Blocked by Firewall or Authentication
Pages that require authentication or are behind a firewall cannot be crawled and indexed by search engines.
Poor Page Quality
URLs with very little content, poor quality content, or content that violates search engine guidelines might not be indexed.
JavaScript Issues
Pages that rely heavily on JavaScript for content rendering might face indexing issues if search engines cannot execute the JavaScript properly.
Identifying and resolving non-indexable URLs in a site audit is crucial for improving a site’s visibility and performance in search engine results. Addressing these issues typically involves adjusting configurations, improving content, and ensuring that search engine crawlers can access and understand the pages on the site.
How to Check the Issue
Indexation can be prohibited using several methods. Each of them should be checked separately.
1. Meta Robots
Using any browser is enough to check the issue. Open the source code of the flawed page. To do this, click the right mouse button at any spot of the page and choose “browse the code” option, or apply an online tool.
Find a directive. If the value of the content = noindex, there is an issue at the page.
In the provided screenshot from the Sitechecker SEO tool, the focus is on identifying pages with the “Meta noindex” tag. This feature is vital for website owners and SEO specialists to understand which pages on their site are explicitly instructed not to be indexed by search engines through the meta noindex directive.
2. X-Robots-Tag
To check the server’s response, use a tool Redbot or any similar tool. The presence of an X-Robots-Tag: noindex in the server’s response means there is an issue at the page.
In the Sitechecker SEO tool, you can see the specific issue called “Disallowed by robots.txt.” This feature of the tool is crucial for webmasters and SEO specialists who need to understand which URLs on their website are blocked from being indexed by search engines due to rules set in the robots.txt file.
Spot and Fix Non-Indexable Pages to Boost Your SEO!
Use our Site Audit Tool to uncover and resolve non-indexable pages and optimize your site.
How to Fix This Issue
To fix the “Non-Indexable Pages” issue identified in a site audit, you can follow these steps:
1. Review Robots.txt File
Ensure that your robots.txt file isn’t disallowing access to important pages or directories. Modify the file to allow search engine crawlers to access URLs that should be indexed.

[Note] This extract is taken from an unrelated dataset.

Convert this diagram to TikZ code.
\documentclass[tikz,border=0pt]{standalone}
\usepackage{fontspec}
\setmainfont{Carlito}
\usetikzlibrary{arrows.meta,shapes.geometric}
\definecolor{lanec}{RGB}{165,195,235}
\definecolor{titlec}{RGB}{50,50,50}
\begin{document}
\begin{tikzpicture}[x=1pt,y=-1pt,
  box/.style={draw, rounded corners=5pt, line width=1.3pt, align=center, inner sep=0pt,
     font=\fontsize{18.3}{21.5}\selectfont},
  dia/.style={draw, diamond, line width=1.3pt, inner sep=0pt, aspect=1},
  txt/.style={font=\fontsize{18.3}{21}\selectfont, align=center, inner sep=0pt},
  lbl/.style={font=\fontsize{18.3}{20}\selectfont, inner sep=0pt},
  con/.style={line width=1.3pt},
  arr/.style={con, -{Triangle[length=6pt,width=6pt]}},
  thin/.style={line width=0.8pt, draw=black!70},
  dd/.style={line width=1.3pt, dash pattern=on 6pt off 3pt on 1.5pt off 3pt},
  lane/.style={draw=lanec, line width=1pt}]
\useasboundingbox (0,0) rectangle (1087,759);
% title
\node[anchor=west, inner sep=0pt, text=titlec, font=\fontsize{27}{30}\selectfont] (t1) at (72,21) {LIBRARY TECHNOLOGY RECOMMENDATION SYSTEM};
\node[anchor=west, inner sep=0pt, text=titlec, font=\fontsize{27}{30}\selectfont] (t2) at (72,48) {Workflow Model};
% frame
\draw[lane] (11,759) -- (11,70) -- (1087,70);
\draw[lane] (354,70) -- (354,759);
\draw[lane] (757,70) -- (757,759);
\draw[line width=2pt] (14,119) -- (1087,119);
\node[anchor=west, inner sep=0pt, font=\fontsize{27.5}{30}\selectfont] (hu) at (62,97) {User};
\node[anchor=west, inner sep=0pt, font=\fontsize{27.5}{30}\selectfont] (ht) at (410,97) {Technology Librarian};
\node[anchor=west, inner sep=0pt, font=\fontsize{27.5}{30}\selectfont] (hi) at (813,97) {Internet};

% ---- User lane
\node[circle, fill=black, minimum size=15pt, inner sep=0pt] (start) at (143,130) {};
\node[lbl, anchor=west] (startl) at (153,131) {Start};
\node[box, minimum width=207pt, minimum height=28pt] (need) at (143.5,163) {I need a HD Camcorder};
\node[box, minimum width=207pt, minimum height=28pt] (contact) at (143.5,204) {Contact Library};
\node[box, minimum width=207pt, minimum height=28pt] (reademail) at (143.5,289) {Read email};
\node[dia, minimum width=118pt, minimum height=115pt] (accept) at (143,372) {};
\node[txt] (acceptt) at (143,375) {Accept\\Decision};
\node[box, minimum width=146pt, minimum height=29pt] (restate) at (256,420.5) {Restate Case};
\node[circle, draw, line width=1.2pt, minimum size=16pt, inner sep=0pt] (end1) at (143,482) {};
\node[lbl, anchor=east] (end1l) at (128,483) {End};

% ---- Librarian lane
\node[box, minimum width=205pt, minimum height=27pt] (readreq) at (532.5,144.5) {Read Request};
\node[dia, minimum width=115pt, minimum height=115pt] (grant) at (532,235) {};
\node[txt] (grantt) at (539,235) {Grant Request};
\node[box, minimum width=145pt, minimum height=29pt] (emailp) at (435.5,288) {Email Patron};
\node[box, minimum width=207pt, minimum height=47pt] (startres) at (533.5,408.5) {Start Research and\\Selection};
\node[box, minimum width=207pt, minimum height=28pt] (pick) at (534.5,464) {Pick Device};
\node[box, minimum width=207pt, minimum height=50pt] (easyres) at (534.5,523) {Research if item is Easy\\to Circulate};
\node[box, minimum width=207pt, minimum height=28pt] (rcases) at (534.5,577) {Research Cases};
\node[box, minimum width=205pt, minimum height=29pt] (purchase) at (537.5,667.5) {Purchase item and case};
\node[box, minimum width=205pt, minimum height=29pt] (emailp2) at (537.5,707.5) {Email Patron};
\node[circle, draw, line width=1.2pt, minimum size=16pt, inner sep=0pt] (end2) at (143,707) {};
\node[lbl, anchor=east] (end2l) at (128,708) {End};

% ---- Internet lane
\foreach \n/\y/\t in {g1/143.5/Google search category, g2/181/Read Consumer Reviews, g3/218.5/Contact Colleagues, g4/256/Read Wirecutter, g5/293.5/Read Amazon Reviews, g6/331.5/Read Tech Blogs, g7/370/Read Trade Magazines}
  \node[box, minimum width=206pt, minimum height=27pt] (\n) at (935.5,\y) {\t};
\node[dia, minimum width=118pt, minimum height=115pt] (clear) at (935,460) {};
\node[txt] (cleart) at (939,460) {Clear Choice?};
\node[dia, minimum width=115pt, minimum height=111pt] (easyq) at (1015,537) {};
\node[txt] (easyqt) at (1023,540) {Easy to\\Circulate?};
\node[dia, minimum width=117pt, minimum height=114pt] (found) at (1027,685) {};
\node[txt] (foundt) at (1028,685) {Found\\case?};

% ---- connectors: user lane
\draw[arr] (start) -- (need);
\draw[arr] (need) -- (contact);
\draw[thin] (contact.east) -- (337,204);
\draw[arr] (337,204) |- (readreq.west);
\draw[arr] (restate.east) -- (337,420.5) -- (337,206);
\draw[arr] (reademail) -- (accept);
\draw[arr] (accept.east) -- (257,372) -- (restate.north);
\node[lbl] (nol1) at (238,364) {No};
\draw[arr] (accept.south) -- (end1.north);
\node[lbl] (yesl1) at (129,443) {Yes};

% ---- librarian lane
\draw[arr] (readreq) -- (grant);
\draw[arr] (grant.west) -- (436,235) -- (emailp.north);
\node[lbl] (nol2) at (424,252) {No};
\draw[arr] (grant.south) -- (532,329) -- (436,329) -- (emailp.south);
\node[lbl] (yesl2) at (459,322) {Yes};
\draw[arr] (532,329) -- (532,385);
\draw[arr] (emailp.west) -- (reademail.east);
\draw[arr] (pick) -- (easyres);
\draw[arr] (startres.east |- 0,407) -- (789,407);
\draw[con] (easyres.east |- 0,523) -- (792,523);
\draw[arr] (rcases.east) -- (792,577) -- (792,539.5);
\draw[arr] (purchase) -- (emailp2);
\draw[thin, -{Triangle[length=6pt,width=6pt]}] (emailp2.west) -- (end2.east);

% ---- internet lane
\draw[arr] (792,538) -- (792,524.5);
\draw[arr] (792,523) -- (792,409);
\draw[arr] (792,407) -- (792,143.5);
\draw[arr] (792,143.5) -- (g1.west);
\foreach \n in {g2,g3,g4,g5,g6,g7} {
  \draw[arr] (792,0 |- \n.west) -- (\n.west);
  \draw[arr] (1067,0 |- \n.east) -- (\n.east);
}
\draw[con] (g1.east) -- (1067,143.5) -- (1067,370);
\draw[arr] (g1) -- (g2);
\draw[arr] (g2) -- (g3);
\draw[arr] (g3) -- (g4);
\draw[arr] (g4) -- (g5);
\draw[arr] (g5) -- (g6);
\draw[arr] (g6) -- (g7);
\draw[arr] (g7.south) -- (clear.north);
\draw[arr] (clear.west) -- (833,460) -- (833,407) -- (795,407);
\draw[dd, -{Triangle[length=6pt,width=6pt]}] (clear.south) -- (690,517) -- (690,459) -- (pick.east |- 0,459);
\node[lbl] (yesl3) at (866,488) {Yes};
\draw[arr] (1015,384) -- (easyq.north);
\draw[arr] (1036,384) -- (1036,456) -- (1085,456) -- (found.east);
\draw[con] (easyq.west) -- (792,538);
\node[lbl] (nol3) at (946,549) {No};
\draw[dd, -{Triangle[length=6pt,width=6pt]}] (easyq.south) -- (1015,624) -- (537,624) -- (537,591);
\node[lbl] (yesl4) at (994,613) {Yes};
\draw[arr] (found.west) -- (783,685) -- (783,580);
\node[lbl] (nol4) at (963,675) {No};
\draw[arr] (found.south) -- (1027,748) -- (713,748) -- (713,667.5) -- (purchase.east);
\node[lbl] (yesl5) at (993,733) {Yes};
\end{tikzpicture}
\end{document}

2. Inspect Meta Robots Tags
Check for meta tags like <meta name=”robots” content=”noindex”> on pages that should be indexed. Remove or change the noindex directive to index for URLs that need to be indexed.
3. Check HTTP Status Codes
Use tools to identify pages returning 4xx or 5xx status codes. Correct the issues causing these errors, such as broken links, missing files, or server misconfigurations.
4. Evaluate Canonical Tags
Ensure that canonical tags are correctly pointing to the intended canonical versions of your URLs. Each page should ideally point to itself with its canonical tag unless a different URL is the canonical version.
5. X-Robots-Tag HTTP Header
Ensure that HTTP headers do not include X-Robots-Tag: noindex for pages that should be indexed. Modify headers to allow indexing of the necessary URLs.
6. Manage Crawl Budget
Prioritize important pages for crawling and ensure they are easily discoverable by search engines. Improve internal linking structure to help search engines discover and index important pages.
7. Address Duplicate Content
Ensure each page has unique, valuable content. Use canonical tags or redirects to consolidate duplicate content into a single URL.
8. Resolve Authentication and Firewall Issues
Configure authentication and firewall settings to allow search engine bots to access public pages. Keep noindex tags on URLs that should remain private and inaccessible to search engines.
9. Improve Page Quality
Add meaningful, high-quality content to thin or low-quality pages. Ensure pages meet search engine guidelines for quality and relevance.
10. Address JavaScript Issues
Consider using server-side rendering or static site generation for JavaScript-heavy sites to ensure content is accessible to search engines.